Рядом со мной на кровати вибрирует телефон. Мне приходится потянуться к пульту от телевизора, чтобы поставить воспроизведение на паузу. Засмотрела видео с помолвки до дыр, с тех пор как мне его прислали.
— Ну что, ты готова? Я подъехал? — голос деверя звучит бодро и оптимистично. Успел выспаться в самолете? Везучий какой!
— Уже спускаюсь, — я выключаю телевизор и сползаю с кровати.
— Как он? — спрашивает Яр первым делом, стоит только мне оказаться с ним на заднем сиденье такси.
В отличии от меня — младший брат моего мужа не сидит уже вторую неделю в Израиле безвылазно. Приезжает по выходным.

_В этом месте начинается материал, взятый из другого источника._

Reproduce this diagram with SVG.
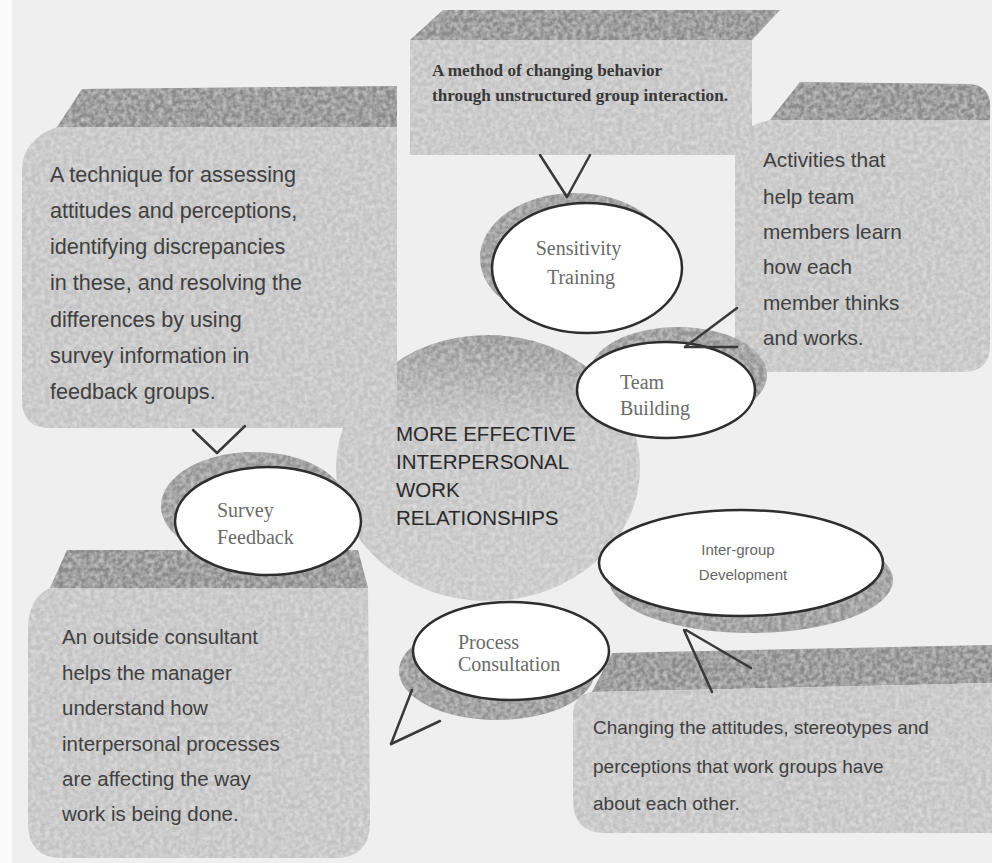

Вот только прошлые выходные — были днями сразу после операции. И ничего-то мы не увидели утешительного, кроме самого Влада, утыканного трубками, иголками и прочей дрянью за стеклянной стеной реанимации. И врачи не говорили ничего толкового.
Время покажет — вот и весь ответ.
Впрочем, оно и вправду потихоньку начинает показывать.
Влад пришел в себя только в четверг, я очень боялась — все-таки самый оптимальный срок для пребывания в реанимации был — трое суток, а он провел в ней пять…
Но в четверг, когда я заступила в свою часовую вахту у прозрачной стены случилось искомое чудо. Запищали кардиографы, забегали медсестры и Влад, там, за стеной открыл глаза. Мне казалось — он смотрел на меня…
Понятия не имею, как меня вообще тогда выгнали из клиники. Стояла бы там и стояла…
Если бы не жесткие карантинные меры, регламент на время пребывания — черта с два бы я от него ушла.
После этого плохих новостей пока не было. Только движение вперед.
— Он вставал вчера, — докладываю ответственным тоном, а сама припоминаю, как это было. Как закусывая губы до крови смотрела как там, с той стороны стены при поддержке медбрата поднимается на ноги мой муж, только-только перенесший сложнейшую операцию на мозге.
И его шаги. Пошатывающиеся, неровные — но имеющие весьма четкий вектор направления. К стене. Ко мне. Он дошел, чтобы упереться ладонью в стену, уронить на неё лоб. Прямо напротив меня.
Так мы и стояли — лоб ко лбу, ладонь к ладони, глаза в глаза. Между — только сантиметровое стекло и только оно нам и мешало. Мне было жуть как страшно, что это для него чересчур сильная нагрузка. Но он стоял, стоял, стоял… Пока мое время посещения не вышло.
— А как дела в Москве? — спрашиваю уже свое.
— Все по графику. Твой отчим съехал из твоей квартиры, пришлось правда прийти к нему в сопровождении приставов, чтоб он понял, что шутить с ним никто не собирается. Мы нашли хорошую контору по ремонту, вывезли все, что можно было посчитать личными архивами. Нашли какие-то твои дневники, семейные фотоальбомы. Ты говорила, что с ними разберешься сама.
— Да-да, — я быстро киваю, — спасибо, что взялся за это. Я так хотела поехать с Владом, что все эти дела вылетели у меня из головы
— Если б я не взялся, этот осел бы навзъючивал все на себя, — ворчливо откликается Яр, — что касается Муратова и Валиева — на них собрано столько всего, что из тюрьмы они выйдут лет этак в шестьдесят. Как выясняется — от них пострадала не только ты. Но на тебе Муратов был сильно повернут — Михальчук выступает как свидетельница, валит все на него, это он мол её заставил подкупить Городецкого и выманить тебя из дома. Детка пытается отмыться всеми способами.